I could tell you what I wanted and you wouldn’t know any better than I do how to get it. Not for yourself and certainly not for me. I might try for it with Work, Effort, Passion, Desire. These are nice ideas, but they don’t trump Time, Life, or Money. I have gone through so many phases of wanting. I have tried to be what I am and in doing so became someone I am not. Life is not a futile enterprise but it is impossible.

I was an iconoclast once but let that part of me diminish in order to live more easily in the world. As is true for all men I wage a constant battle to keep my edge. Time dulls all blades. I’ve accepted it. The better we are in life the worse we are as artists. The world wants its writers Tortured, Maladjusted, Struggling.

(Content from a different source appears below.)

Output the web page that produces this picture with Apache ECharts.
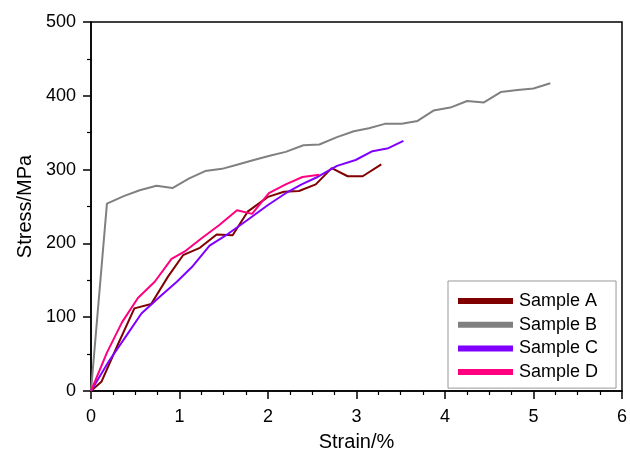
<!DOCTYPE html>
<html>
<head>
<meta charset="utf-8">
<script src="https://cdn.jsdelivr.net/npm/echarts@6/dist/echarts.min.js"></script>
<style>html,body{margin:0;padding:0;background:#fff;}#c{width:630px;height:457px;}</style>
</head>
<body>
<div id="c"></div>
<script>
var seriesNames = ['Sample A', 'Sample B', 'Sample C', 'Sample D'];
var sampleA = [[0,0],[0.12,13],[0.3,62],[0.49,112],[0.68,118],[0.87,155],[1.04,184],[1.23,194],[1.42,212],[1.60,211],[1.77,243],[2.0,263],[2.18,270],[2.35,271],[2.54,280],[2.72,302],[2.90,291],[3.07,291],[3.28,307]];
var sampleB = [[0,0],[0.18,254],[0.37,264],[0.55,272],[0.74,278],[0.92,275],[1.11,288],[1.29,298],[1.48,301],[1.66,307],[1.84,313],[2.03,319],[2.2,324],[2.40,333],[2.58,334],[2.78,344],[2.97,352],[3.14,356],[3.32,362],[3.51,362],[3.69,366],[3.87,380],[4.06,384],[4.25,393],[4.44,391],[4.63,405],[4.82,408],[5.0,410],[5.19,417]];
var sampleC = [[0,0],[0.2,40],[0.4,75],[0.57,105],[0.78,128],[0.97,148],[1.14,168],[1.34,197],[1.55,213],[1.76,231],[2.0,252],[2.2,268],[2.38,280],[2.56,290],[2.78,305],[2.99,313],[3.18,325],[3.36,329],[3.53,339]];
var sampleD = [[0,0],[0.18,52],[0.35,93],[0.53,126],[0.72,148],[0.91,179],[1.07,190],[1.25,207],[1.45,225],[1.65,245],[1.82,240],[2.01,268],[2.2,280],[2.39,290],[2.58,293]];
var xTicks = [0, 1, 2, 3, 4, 5, 6];
var yTicks = [0, 100, 200, 300, 400, 500];
var colors = ['#800000', '#808080', '#8000ff', '#ff0080'];

var FONT = "'Liberation Sans', Arial, sans-serif";
var chart = echarts.init(document.getElementById('c'), null, {renderer: 'canvas'});
var datasets = [sampleA, sampleB, sampleC, sampleD];
chart.setOption({
  animation: false,
  backgroundColor: '#fff',
  color: colors,
  grid: {left: 91, right: 6, top: 22, bottom: 61, show: true, borderColor: '#000', borderWidth: 1.5, backgroundColor: 'transparent'},
  legend: {
    orient: 'vertical', left: 448, top: 281,
    padding: [11, 18, 7, 10], itemGap: 5.7,
    itemWidth: 55, itemHeight: 6, icon: 'rect',
    borderColor: '#999', borderWidth: 1, backgroundColor: '#fff',
    textStyle: {fontFamily: FONT, fontSize: 18, color: '#000', lineHeight: 18, padding: [0,0,0,1]},
    data: seriesNames
  },
  xAxis: {
    type: 'value', min: xTicks[0], max: xTicks[xTicks.length-1], interval: 1,
    name: 'Strain/%', nameLocation: 'middle', nameGap: 41,
    nameTextStyle: {fontFamily: FONT, fontSize: 20, color: '#000'},
    axisLine: {show: true, onZero: false, lineStyle: {color: '#000', width: 1.5}},
    axisTick: {show: true, length: 8, lineStyle: {color: '#000', width: 1.5}},
    minorTick: {show: true, splitNumber: 4, length: 4, lineStyle: {color: '#000', width: 1.2}},
    axisLabel: {fontFamily: FONT, fontSize: 18, color: '#000', margin: 17},
    splitLine: {show: false}
  },
  yAxis: {
    type: 'value', min: yTicks[0], max: yTicks[yTicks.length-1], interval: 100,
    name: 'Stress/MPa', nameLocation: 'middle', nameGap: 55,
    nameTextStyle: {fontFamily: FONT, fontSize: 20, color: '#000'},
    axisLine: {show: true, onZero: false, lineStyle: {color: '#000', width: 1.5}},
    axisTick: {show: true, length: 8, lineStyle: {color: '#000', width: 1.5}},
    minorTick: {show: true, splitNumber: 2, length: 4, lineStyle: {color: '#000', width: 1.2}},
    axisLabel: {fontFamily: FONT, fontSize: 18, color: '#000', margin: 15},
    splitLine: {show: false}
  },
  series: seriesNames.map(function (n, i) {
    return {
      name: n, type: 'line', data: datasets[i], symbol: 'none', smooth: false,
      lineStyle: {width: 2, color: colors[i]}, itemStyle: {color: colors[i]}, z: 3
    };
  })
});
</script>
</body>
</html>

The hedonist never made a good artist. Despite the nice weather, the people here looked like they were hustling. But it’s hard to get a good read on the populace, not knowing who is local and who is bound for the morning flight to LAX.

What I knew I could identify flashed like billboard ads for Unrequited Love. The girls in rashguards and bikini bottoms ahead of me in the lineup of Pai’a Bay, the honeymooners on their after dinner beach walks in Ka’anapali, that one particular type of car she drove with two surfboards strapped to the top. I saw the girl I had loved once everywhere.

We are never given that which we want the most—and I’m realizing now that I left my feelings for her, along with my romantic notions of this place, there on the tarmac of the Kipahula Airport. I don’t love the girl anymore, and I don’t need Hawaii to be happy. As we taxied for take off, I wasn’t worried I would fly back to Korea, as I had from the bookstore in Paris where the kids slept on the shelves, tortured by the idea of leaving the place behind. On that plane off of Maui I felt liberated from myself. I no longer wanted rainbows and warm water, coconuts and sunsets. I wanted something far more impossible.